>>>
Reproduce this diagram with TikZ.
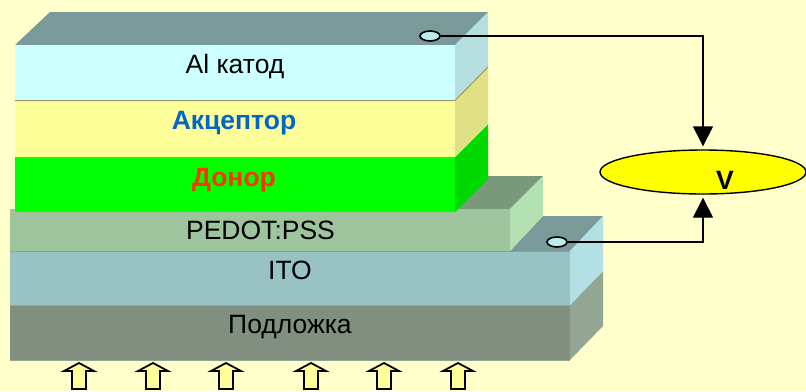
\documentclass[tikz,border=0pt]{standalone}
\usepackage{fontspec}
\setmainfont{Liberation Sans}
\usetikzlibrary{arrows.meta,shapes.geometric,calc}
\definecolor{bgc}{HTML}{FFFFCC}
\definecolor{topa}{HTML}{7A9999}
\definecolor{topb}{HTML}{7A997A}
\definecolor{alf}{HTML}{CCFFFF}
\definecolor{als}{HTML}{B5DFE0}
\definecolor{acf}{HTML}{FFFF99}
\definecolor{acs}{HTML}{E0E085}
\definecolor{acl}{HTML}{9A9A6A}
\definecolor{dof}{HTML}{00FF00}
\definecolor{dos}{HTML}{00D900}
\definecolor{pef}{HTML}{9DC49D}
\definecolor{pes}{HTML}{B2E0B2}
\definecolor{itf}{HTML}{99C2C4}
\definecolor{its}{HTML}{B2E0E4}
\definecolor{suf}{HTML}{808F80}
\definecolor{sus}{HTML}{93A593}
\definecolor{blu}{HTML}{0066CC}
\definecolor{redd}{HTML}{FF3300}
\definecolor{vfill}{HTML}{FFFF00}
\tikzset{
  lab/.style={font=\fontsize{26.5}{28}\selectfont,text=black,inner sep=0pt},
  labb/.style={font=\fontsize{26.5}{28}\selectfont\bfseries,inner sep=0pt},
  elec/.style={draw=black,line width=1.6pt,fill=alf!80!topa,ellipse,minimum width=20pt,minimum height=10pt,inner sep=0pt},
  wire/.style={draw=black,line width=1.4pt,-{Triangle[length=20pt,width=20pt]},shorten >=3pt},
  sunarrow/.style={draw=black,line width=1.8pt,fill=acf,line join=miter}
}
\newcommand{\sunup}[1]{%
  \draw[sunarrow] (#1-7,389) -- (#1-7,371) -- (#1-15,371) -- (#1,363) -- (#1+15,371) -- (#1+7,371) -- (#1+7,389) -- cycle;}
\begin{document}
\begin{tikzpicture}[x=1pt,y=-1pt]
\useasboundingbox (0,0) rectangle (806,391);
\fill[bgc] (0,0) rectangle (806,391);
% substrate
\fill[sus] (570,305) -- (603,271) -- (603,326) -- (570,360) -- cycle;
\fill[suf] (10,305) rectangle (570,360);
\draw[sus,line width=1pt] (10,360) -- (570,360);
% ITO
\fill[topa] (510,251) -- (543,216) -- (603,216) -- (570,251) -- cycle;
\fill[its] (570,251) -- (603,216) -- (603,271) -- (570,305) -- cycle;
\fill[itf] (10,251) rectangle (570,305);
\draw[topa!85!white,line width=1pt] (10,305.5) -- (570,305.5);
% PEDOT
\fill[topb] (455,212) -- (488,176) -- (543,176) -- (510,209) -- (510,212) -- cycle;
\fill[pes] (510,209) -- (543,176) -- (543,216) -- (510,251) -- cycle;
\fill[pef] (10,209) rectangle (510,251);
\draw[topb!70!pef,line width=1pt] (10,251) -- (570,251);
% donor
\fill[dos] (455,157) -- (488,124) -- (488,179) -- (455,212) -- cycle;
\fill[dof] (15,157) rectangle (455,212);
% acceptor
\fill[acs] (455,100) -- (488,67) -- (488,124) -- (455,157) -- cycle;
\fill[acf] (15,100) rectangle (455,157);
% Al
\fill[topa] (15,45) -- (50,12) -- (488,12) -- (455,45) -- cycle;
\fill[als] (455,45) -- (488,12) -- (488,67) -- (455,100) -- cycle;
\fill[alf] (15,45) rectangle (455,100);
\draw[acl,line width=1pt] (15,100.5) -- (455,100.5) -- (488,67);
% labels
\node[lab] (al) at (235,67) {Al катод};
\node[labb,text=blu] (ac) at (234,123) {Акцептор};
\node[labb,text=redd] (do) at (234,180) {Донор};
\node[lab] (pe) at (260.5,230) {PEDOT:PSS};
\node[lab] (it) at (290,270) {ITO};
\node[lab] (su) at (290,327) {Подложка};
% voltmeter
\node[draw=black,line width=1.4pt,fill=vfill,ellipse,minimum width=206pt,minimum height=44pt,inner sep=0pt] (v) at (703,172) {};
\node[labb,text=black] (vl) at (725,180) {V};
% electrodes
\node[elec] (e1) at (430,36) {};
\node[elec] (e2) at (557,242) {};
\draw[wire] (e1.east) -| (v.north);
\draw[wire] (e2.east) -| (v.south);
% light arrows
\sunup{79}\sunup{153}\sunup{226}\sunup{311}\sunup{384}\sunup{458}
\end{tikzpicture}
\end{document}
<<<
> Given problem
Copy the whole of the material above exactly, but not its images.

> Answer
Reproduce this diagram with TikZ.
\documentclass[tikz,border=0pt]{standalone}
\usepackage{fontspec}
\setmainfont{Liberation Sans}
\usetikzlibrary{arrows.meta,shapes.geometric,calc}
\definecolor{bgc}{HTML}{FFFFCC}
\definecolor{topa}{HTML}{7A9999}
\definecolor{topb}{HTML}{7A997A}
\definecolor{alf}{HTML}{CCFFFF}
\definecolor{als}{HTML}{B5DFE0}
\definecolor{acf}{HTML}{FFFF99}
\definecolor{acs}{HTML}{E0E085}
\definecolor{acl}{HTML}{9A9A6A}
\definecolor{dof}{HTML}{00FF00}
\definecolor{dos}{HTML}{00D900}
\definecolor{pef}{HTML}{9DC49D}
\definecolor{pes}{HTML}{B2E0B2}
\definecolor{itf}{HTML}{99C2C4}
\definecolor{its}{HTML}{B2E0E4}
\definecolor{suf}{HTML}{808F80}
\definecolor{sus}{HTML}{93A593}
\definecolor{blu}{HTML}{0066CC}
\definecolor{redd}{HTML}{FF3300}
\definecolor{vfill}{HTML}{FFFF00}
\tikzset{
  lab/.style={font=\fontsize{26.5}{28}\selectfont,text=black,inner sep=0pt},
  labb/.style={font=\fontsize{26.5}{28}\selectfont\bfseries,inner sep=0pt},
  elec/.style={draw=black,line width=1.6pt,fill=alf!80!topa,ellipse,minimum width=20pt,minimum height=10pt,inner sep=0pt},
  wire/.style={draw=black,line width=1.4pt,-{Triangle[length=20pt,width=20pt]},shorten >=3pt},
  sunarrow/.style={draw=black,line width=1.8pt,fill=acf,line join=miter}
}
\newcommand{\sunup}[1]{%
  \draw[sunarrow] (#1-7,389) -- (#1-7,371) -- (#1-15,371) -- (#1,363) -- (#1+15,371) -- (#1+7,371) -- (#1+7,389) -- cycle;}
\begin{document}
\begin{tikzpicture}[x=1pt,y=-1pt]
\useasboundingbox (0,0) rectangle (806,391);
\fill[bgc] (0,0) rectangle (806,391);
% substrate
\fill[sus] (570,305) -- (603,271) -- (603,326) -- (570,360) -- cycle;
\fill[suf] (10,305) rectangle (570,360);
\draw[sus,line width=1pt] (10,360) -- (570,360);
% ITO
\fill[topa] (510,251) -- (543,216) -- (603,216) -- (570,251) -- cycle;
\fill[its] (570,251) -- (603,216) -- (603,271) -- (570,305) -- cycle;
\fill[itf] (10,251) rectangle (570,305);
\draw[topa!85!white,line width=1pt] (10,305.5) -- (570,305.5);
% PEDOT
\fill[topb] (455,212) -- (488,176) -- (543,176) -- (510,209) -- (510,212) -- cycle;
\fill[pes] (510,209) -- (543,176) -- (543,216) -- (510,251) -- cycle;
\fill[pef] (10,209) rectangle (510,251);
\draw[topb!70!pef,line width=1pt] (10,251) -- (570,251);
% donor
\fill[dos] (455,157) -- (488,124) -- (488,179) -- (455,212) -- cycle;
\fill[dof] (15,157) rectangle (455,212);
% acceptor
\fill[acs] (455,100) -- (488,67) -- (488,124) -- (455,157) -- cycle;
\fill[acf] (15,100) rectangle (455,157);
% Al
\fill[topa] (15,45) -- (50,12) -- (488,12) -- (455,45) -- cycle;
\fill[als] (455,45) -- (488,12) -- (488,67) -- (455,100) -- cycle;
\fill[alf] (15,45) rectangle (455,100);
\draw[acl,line width=1pt] (15,100.5) -- (455,100.5) -- (488,67);
% labels
\node[lab] (al) at (235,67) {Al катод};
\node[labb,text=blu] (ac) at (234,123) {Акцептор};
\node[labb,text=redd] (do) at (234,180) {Донор};
\node[lab] (pe) at (260.5,230) {PEDOT:PSS};
\node[lab] (it) at (290,270) {ITO};
\node[lab] (su) at (290,327) {Подложка};
% voltmeter
\node[draw=black,line width=1.4pt,fill=vfill,ellipse,minimum width=206pt,minimum height=44pt,inner sep=0pt] (v) at (703,172) {};
\node[labb,text=black] (vl) at (725,180) {V};
% electrodes
\node[elec] (e1) at (430,36) {};
\node[elec] (e2) at (557,242) {};
\draw[wire] (e1.east) -| (v.north);
\draw[wire] (e2.east) -| (v.south);
% light arrows
\sunup{79}\sunup{153}\sunup{226}\sunup{311}\sunup{384}\sunup{458}
\end{tikzpicture}
\end{document}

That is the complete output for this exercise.